Iraqi Election Judges Reject Fraud Claims
Tue Dec 20, 2005 at 08:58:07 AM PDT
Iraqi election judges rejected fraud claims made by Sunni Arabs. The UIA, the Shi'ite list, won 59% of the vote in Baghdad according to early returns, and the Sunnis find that result to be preposterous. Sunnis, especially Adnan Al-Dulaimi of the National Concord Front, demanded a revote in Baghdad because of the fraud. But the Iraqi Electoral Commission
rejected that request outright.
What follows will be critical for the political situation in Iraq. The key question for an Iraqi democracy is not whether all the people would vote, but whether the losers in such an election would accept the legitimacy of the election. Accusations of fraud are common in all democracies, including our own. Often they have merit, and often they do not. But when accusations of fraud mask a political reality of marginalization then they are often the pretext for rejection of the democratic process outright. In other words, the Sunnis crying fraud are not doing so because of some shady election computer system or ballot box stuffing scheme, but because they cannot believe that they comprise so small a population of the electorate in Baghdad. It would be like a Republican crying fraud for losing an election in my Congressional district (IL-9, extremely Democratic, Jan Schakowsky) or a Democratic no-name crying fraud for losing a Congressional race in western Kansas. It is completely divorced from reality.

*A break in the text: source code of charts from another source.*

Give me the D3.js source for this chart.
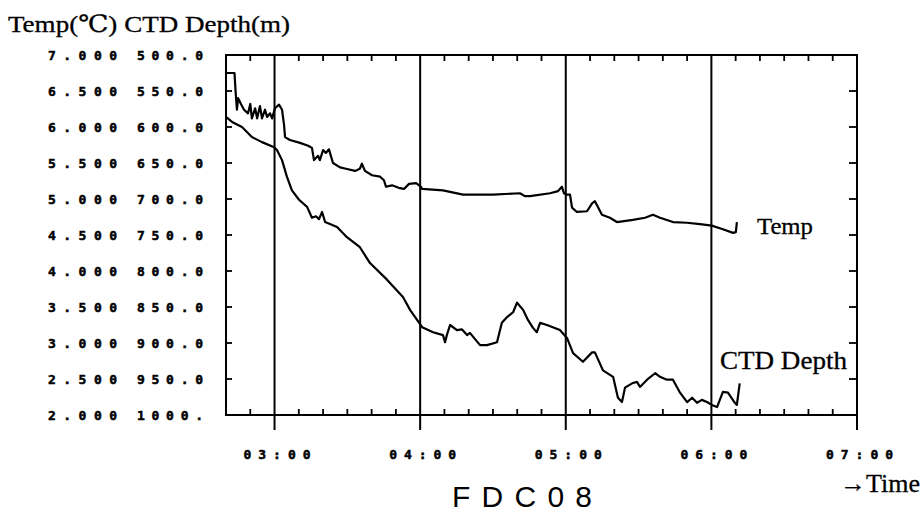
<!DOCTYPE html>
<html>
<head>
<meta charset="utf-8">
<script src="https://cdn.jsdelivr.net/npm/d3@7"></script>
<style>
  body { margin: 0; background: #fff; }
  .dot { font-family: "DejaVu Sans Mono", monospace; font-weight: bold; font-size: 13px; fill: #000; stroke: #000; stroke-width: 0.5px; }
  .serif { font-family: "Liberation Serif", "DejaVu Serif", serif; fill: #000; stroke: #000; stroke-width: 0.3px; }
</style>
</head>
<body>
<svg id="chart" width="923" height="513"></svg>
<script>
// time of each reading (hh:mm:ss) and values
const tempTime = ["02:40:00","02:43:30","02:44:00","02:44:30","02:45:00","02:46:10","02:47:25","02:49:05","02:50:00","02:50:40",
  "02:52:00","02:52:50","02:54:00","02:54:50","02:56:05","02:56:55","02:58:10","02:59:00","03:00:10","03:01:50",
  "03:03:05","03:03:55","03:04:20","03:06:20","03:10:30","03:13:50","03:15:25","03:16:15","03:17:55","03:18:40",
  "03:20:00","03:21:10","03:22:25","03:24:05","03:27:00","03:29:25","03:33:10","03:35:10","03:36:00","03:37:15",
  "03:40:10","03:43:30","03:45:05","03:45:55","03:48:25","03:51:40","03:53:20","03:55:25","03:58:20","04:00:20",
  "04:00:50","04:09:25","04:17:40","04:30:00","04:41:05","04:43:10","04:45:15","04:53:30","04:56:50","04:58:25",
  "04:59:15","05:00:30","05:01:45","05:02:35","05:04:35","05:08:45","05:10:50","05:12:00","05:13:15","05:14:55",
  "05:18:10","05:21:05","05:27:40","05:32:40","05:35:55","05:38:50","05:44:10","05:49:55","05:55:20","06:00:10",
  "06:04:45","06:08:55","06:10:05","06:10:30"];
const tempValue = [6.75,6.75,6.47,6.24,6.40,6.32,6.24,6.19,6.32,6.12,
  6.26,6.12,6.29,6.12,6.24,6.14,6.19,6.12,6.26,6.31,
  6.24,6.03,5.86,5.82,5.78,5.74,5.71,5.54,5.60,5.54,
  5.68,5.64,5.69,5.50,5.44,5.42,5.39,5.42,5.49,5.39,
  5.33,5.31,5.26,5.17,5.19,5.15,5.14,5.21,5.22,5.17,
  5.14,5.12,5.06,5.06,5.08,5.04,5.04,5.08,5.11,5.17,
  5.08,5.06,5.06,4.88,4.82,4.83,4.94,4.97,4.89,4.78,
  4.74,4.68,4.71,4.74,4.78,4.74,4.68,4.67,4.65,4.63,
  4.58,4.53,4.54,4.68];

const depthTime = ["02:40:00","02:42:30","02:46:35","02:50:40","02:54:50","02:59:50","03:01:00","03:03:05","03:05:05","03:07:10",
  "03:10:05","03:13:25","03:15:25","03:17:05","03:18:20","03:19:35","03:20:50","03:25:45","03:29:50","03:35:10",
  "03:39:20","03:46:20","03:52:55","03:55:50","04:00:50","04:05:20","04:09:25","04:10:15","04:11:05","04:12:20",
  "04:15:10","04:17:10","04:19:20","04:20:30","04:24:40","04:27:30","04:31:40","04:33:40","04:35:50","04:38:20",
  "04:39:55","04:42:25","04:44:25","04:46:30","04:48:05","04:49:25","04:52:15","04:54:40","04:57:35","05:00:30",
  "05:03:00","05:07:05","05:10:50","05:12:00","05:15:20","05:19:30","05:21:30","05:23:10","05:24:25","05:27:20",
  "05:29:20","05:30:35","05:33:30","05:36:50","05:38:50","05:41:40","05:44:10","05:47:05","05:50:00","05:52:05",
  "05:54:05","05:56:05","05:58:10","06:00:10","06:02:20","06:04:45","06:06:50","06:09:40","06:10:30","06:11:40"];
const depthValue = [586,593,600,614,621,628,632,646,669,688,
  701,711,726,724,728,718,732,739,753,767,
  789,812,836,854,878,885,889,899,888,875,
  882,881,889,886,903,903,899,872,864,857,
  844,854,868,879,885,872,875,878,882,893,
  914,926,913,913,938,947,976,982,962,956,
  954,961,951,942,947,951,951,969,982,976,
  983,979,982,986,989,968,969,983,986,956];

const tempTicks = [7.0, 6.5, 6.0, 5.5, 5.0, 4.5, 4.0, 3.5, 3.0, 2.5, 2.0];
const depthTicks = [500, 550, 600, 650, 700, 750, 800, 850, 900, 950, 1000];
const hourTicks = ["03:00", "04:00", "05:00", "06:00", "07:00"];

const parseTime = d3.timeParse("%H:%M:%S");
const parseHour = d3.timeParse("%H:%M");

const svg = d3.select("#chart");
const plotLeft = 226, plotRight = 857, plotTop = 55, plotBottom = 415;

const x = d3.scaleTime().domain([parseHour("02:40"), parseHour("07:00")]).range([plotLeft, plotRight]);
const yTemp = d3.scaleLinear().domain([2, 7]).range([plotBottom, plotTop]);
const yDepth = d3.scaleLinear().domain([500, 1000]).range([plotTop, plotBottom]);

// title
svg.append("text").attr("class", "serif").attr("x", 8).attr("y", 32)
    .attr("font-size", 24).attr("textLength", 282).attr("lengthAdjust", "spacingAndGlyphs")
    .text("Temp(℃) CTD Depth(m)");

// y labels, two columns
tempTicks.forEach((v, i) => {
    svg.append("text").attr("class", "dot").attr("x", 48).attr("y", yTemp(v))
        .attr("dy", "0.35em").attr("textLength", 69).attr("lengthAdjust", "spacing")
        .text(v.toFixed(3));
    const d = depthTicks[i];
    svg.append("text").attr("class", "dot").attr("x", 137).attr("y", yDepth(d))
        .attr("dy", "0.35em").attr("textLength", 66).attr("lengthAdjust", "spacing")
        .text(d >= 1000 ? d + "." : d.toFixed(1));
});

// minor ticks every 10 minutes on top and bottom
const minor = d3.timeMinute.every(10).range(parseHour("02:41"), parseHour("07:00"))
    .filter(t => t.getMinutes() !== 0);
minor.forEach(t => {
    svg.append("line").attr("x1", x(t)).attr("x2", x(t)).attr("y1", plotTop).attr("y2", plotTop + 6)
        .attr("stroke", "#000").attr("stroke-width", 1.8);
    svg.append("line").attr("x1", x(t)).attr("x2", x(t)).attr("y1", plotBottom).attr("y2", plotBottom - 6)
        .attr("stroke", "#000").attr("stroke-width", 1.8);
});

// left and right inward ticks
tempTicks.slice(1, -1).forEach(v => {
    svg.append("line").attr("x1", plotLeft).attr("x2", plotLeft + 6).attr("y1", yTemp(v)).attr("y2", yTemp(v))
        .attr("stroke", "#000").attr("stroke-width", 1.8);
    svg.append("line").attr("x1", plotRight).attr("x2", plotRight - 8).attr("y1", yTemp(v)).attr("y2", yTemp(v))
        .attr("stroke", "#000").attr("stroke-width", 1.8);
});

// hour lines, running below the frame
hourTicks.forEach(h => {
    const t = parseHour(h);
    svg.append("line").attr("x1", x(t)).attr("x2", x(t)).attr("y1", plotTop).attr("y2", plotBottom + 15)
        .attr("stroke", "#000").attr("stroke-width", 2);
    svg.append("text").attr("class", "dot").attr("x", x(t) - 31).attr("y", 459)
        .attr("textLength", 67).attr("lengthAdjust", "spacing").text(h);
});

// frame
svg.append("rect").attr("x", plotLeft).attr("y", plotTop).attr("width", plotRight - plotLeft).attr("height", plotBottom - plotTop)
    .attr("fill", "none").attr("stroke", "#000").attr("stroke-width", 2);

// series
const tempLine = d3.line().x((d, i) => x(parseTime(tempTime[i]))).y(d => yTemp(d));
const depthLine = d3.line().x((d, i) => x(parseTime(depthTime[i]))).y(d => yDepth(d));

svg.append("path").datum(tempValue).attr("d", tempLine)
    .attr("fill", "none").attr("stroke", "#000").attr("stroke-width", 2.2).attr("stroke-linejoin", "round");
svg.append("path").datum(depthValue).attr("d", depthLine)
    .attr("fill", "none").attr("stroke", "#000").attr("stroke-width", 2.2).attr("stroke-linejoin", "round");

// series labels
svg.append("text").attr("class", "serif").attr("x", 757).attr("y", 234)
    .attr("font-size", 24).attr("textLength", 56).attr("lengthAdjust", "spacingAndGlyphs").text("Temp");
svg.append("text").attr("class", "serif").attr("x", 720).attr("y", 369)
    .attr("font-size", 25).attr("textLength", 127).attr("lengthAdjust", "spacingAndGlyphs").text("CTD Depth");

// time arrow label
svg.append("text").attr("class", "serif").attr("x", 840).attr("y", 492)
    .attr("font-size", 25).attr("textLength", 80).attr("lengthAdjust", "spacingAndGlyphs").text("→Time");

// station name
svg.append("text").attr("x", 452).attr("y", 507)
    .attr("font-family", "Liberation Sans, Arial, sans-serif").attr("font-size", 30)
    .attr("textLength", 140).attr("lengthAdjust", "spacing").text("FDC08");
</script>
</body>
</html>
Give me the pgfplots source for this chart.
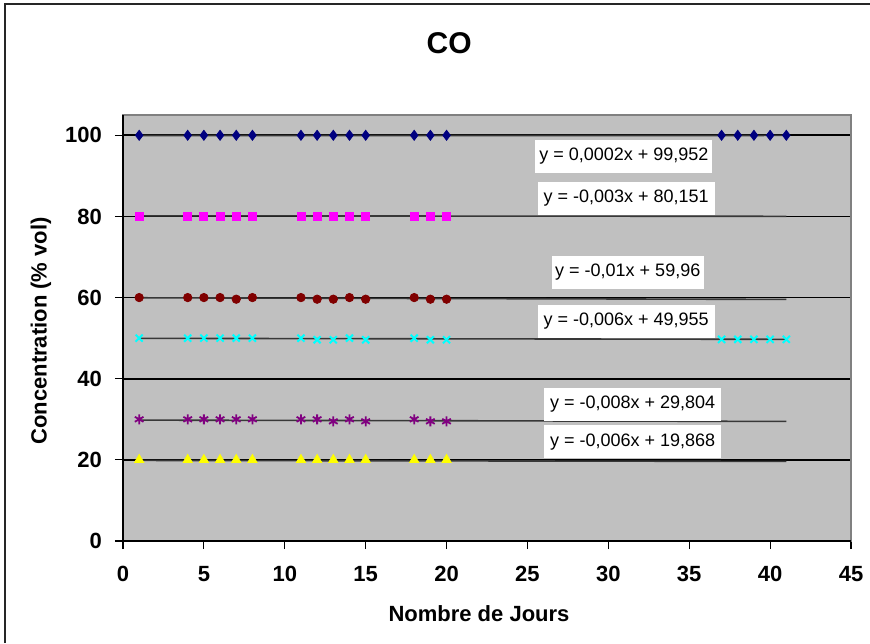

The next step in Iraq will be for the UIA to find a willing partner to form the new Presidential Council. Will they go the same route as before and link up with the Kurds, thereby confirming Sunni marginalization in the new Iraq and encouraging the insurgency? Or will they join up with Sunni religious elements in a national unity government with a common platform that demands US troops withdraw from the country? Or will there be some other path? First, however, the Sunni Arabs must accept the fact that they do not comprise more than 20% of Iraq's population. Sadly, it may take years of war before they realize it.